Security-relevant input classes:

  • filesystem paths (root/source/baseline/cache/report)
  • untrusted JSON files (baseline/cache)
  • untrusted source snippets and metadata rendered into HTML

Contracts

  • CodeClone parses source text; it does not execute repository Python code.
  • Sensitive root directories are blocked by scanner policy.
  • Symlink traversal outside root is skipped.
  • HTML report escapes text and attribute contexts before embedding.
  • MCP server is read-only by design: no tool mutates source files, baselines, cache, or report artifacts.
  • --allow-remote guard must be passed explicitly for non-local transports; default is local-only (stdio).
  • cache_policy=refresh is rejected — MCP cannot trigger cache invalidation.
  • Review markers (mark_finding_reviewed) are session-local in-memory state; they are never persisted to disk or leaked into baselines/reports.
  • git_diff_ref is validated as a safe single revision expression before any git diff subprocess call.
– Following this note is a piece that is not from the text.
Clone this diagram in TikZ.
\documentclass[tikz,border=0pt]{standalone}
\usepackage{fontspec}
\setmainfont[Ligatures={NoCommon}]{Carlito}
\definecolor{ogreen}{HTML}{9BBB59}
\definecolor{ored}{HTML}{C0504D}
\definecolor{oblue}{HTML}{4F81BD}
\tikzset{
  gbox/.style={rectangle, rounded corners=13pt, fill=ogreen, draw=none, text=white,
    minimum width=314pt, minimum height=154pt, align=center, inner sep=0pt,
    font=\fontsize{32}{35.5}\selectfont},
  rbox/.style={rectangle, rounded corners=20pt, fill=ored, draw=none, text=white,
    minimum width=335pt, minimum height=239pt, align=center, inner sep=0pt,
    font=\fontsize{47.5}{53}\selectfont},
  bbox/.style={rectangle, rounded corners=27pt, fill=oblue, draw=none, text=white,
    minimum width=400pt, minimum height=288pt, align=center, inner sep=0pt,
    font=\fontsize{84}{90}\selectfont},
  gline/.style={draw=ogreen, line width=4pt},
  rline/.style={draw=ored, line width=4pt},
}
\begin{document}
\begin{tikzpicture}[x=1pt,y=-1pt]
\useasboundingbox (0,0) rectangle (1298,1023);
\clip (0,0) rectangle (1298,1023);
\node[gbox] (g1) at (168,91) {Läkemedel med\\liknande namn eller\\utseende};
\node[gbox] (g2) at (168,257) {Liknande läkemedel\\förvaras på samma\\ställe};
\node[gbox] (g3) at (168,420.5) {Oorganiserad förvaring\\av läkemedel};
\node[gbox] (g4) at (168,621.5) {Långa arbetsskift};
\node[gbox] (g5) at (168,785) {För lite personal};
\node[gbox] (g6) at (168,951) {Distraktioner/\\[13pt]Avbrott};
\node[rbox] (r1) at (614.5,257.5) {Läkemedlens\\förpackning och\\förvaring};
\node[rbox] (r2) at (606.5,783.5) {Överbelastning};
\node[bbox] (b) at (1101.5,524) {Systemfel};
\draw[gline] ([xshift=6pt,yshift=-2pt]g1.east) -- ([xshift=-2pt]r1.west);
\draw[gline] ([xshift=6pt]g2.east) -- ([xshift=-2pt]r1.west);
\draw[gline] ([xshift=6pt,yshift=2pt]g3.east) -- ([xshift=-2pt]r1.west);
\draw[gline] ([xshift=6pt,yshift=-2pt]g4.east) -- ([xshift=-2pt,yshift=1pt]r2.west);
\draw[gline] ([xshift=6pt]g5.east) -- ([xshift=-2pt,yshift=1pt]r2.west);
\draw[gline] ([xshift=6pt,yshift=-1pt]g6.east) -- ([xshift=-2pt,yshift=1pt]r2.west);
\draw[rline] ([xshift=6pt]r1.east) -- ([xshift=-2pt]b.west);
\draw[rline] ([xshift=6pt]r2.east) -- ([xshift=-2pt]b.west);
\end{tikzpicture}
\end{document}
Leading option-like prefixes, whitespace/control characters, and unsupported punctuation are rejected.
  • Run history is bounded by --history-limit (default 10) to prevent unbounded memory growth.

Refs:

  • codeclone/extractor.py:_parse_with_limits
  • codeclone/scanner.py:SENSITIVE_DIRS
  • codeclone/scanner.py:iter_py_files
  • codeclone/_html_escape.py:_escape_html

Invariants (MUST)

  • Baseline and cache integrity checks use constant-time comparison.
  • Size guards are enforced before parsing baseline/cache JSON.
  • Cache failures degrade safely (warning + ignore), baseline trust failures follow trust model.

Refs:

  • codeclone/baseline.py:Baseline.verify_integrity
  • codeclone/cache.py:Cache.load
  • codeclone/cli.py:_main_impl

Failure modes

Condition Security behavior
Symlink points outside root File skipped
Root under sensitive dirs Validation error
Oversized baseline Baseline rejected
Oversized cache Cache ignored
HTML-injected payload in metadata/source Escaped output
--allow-remote not passed for HTTP Transport rejected
cache_policy=refresh requested Policy rejected
git_diff_ref fails validation Parameter rejected

Determinism / canonicalization

  • Canonical JSON hashing for baseline/cache prevents formatting-only drift.
  • Security failures map to explicit statuses (baseline/cache enums).

Refs:

  • codeclone/baseline.py:_compute_payload_sha256
  • codeclone/cache.py:_canonical_json
  • codeclone/baseline.py:BaselineStatus
  • codeclone/cache.py:CacheStatus

Locked by tests

  • tests/test_security.py::test_scanner_path_traversal
  • tests/test_scanner_extra.py::test_iter_py_files_symlink_loop_does_not_traverse
  • tests/test_security.py::test_html_report_escapes_user_content
  • tests/test_html_report.py::test_html_report_escapes_script_breakout_payload
  • tests/test_cache.py::test_cache_too_large_warns
  • tests/test_mcp_service.py::test_cache_policy_refresh_rejected
  • tests/test_mcp_server.py::test_allow_remote_guard

Non-guarantees

  • Baseline/cache integrity is tamper-evident at file-content level; it is not cryptographic attestation against a privileged attacker.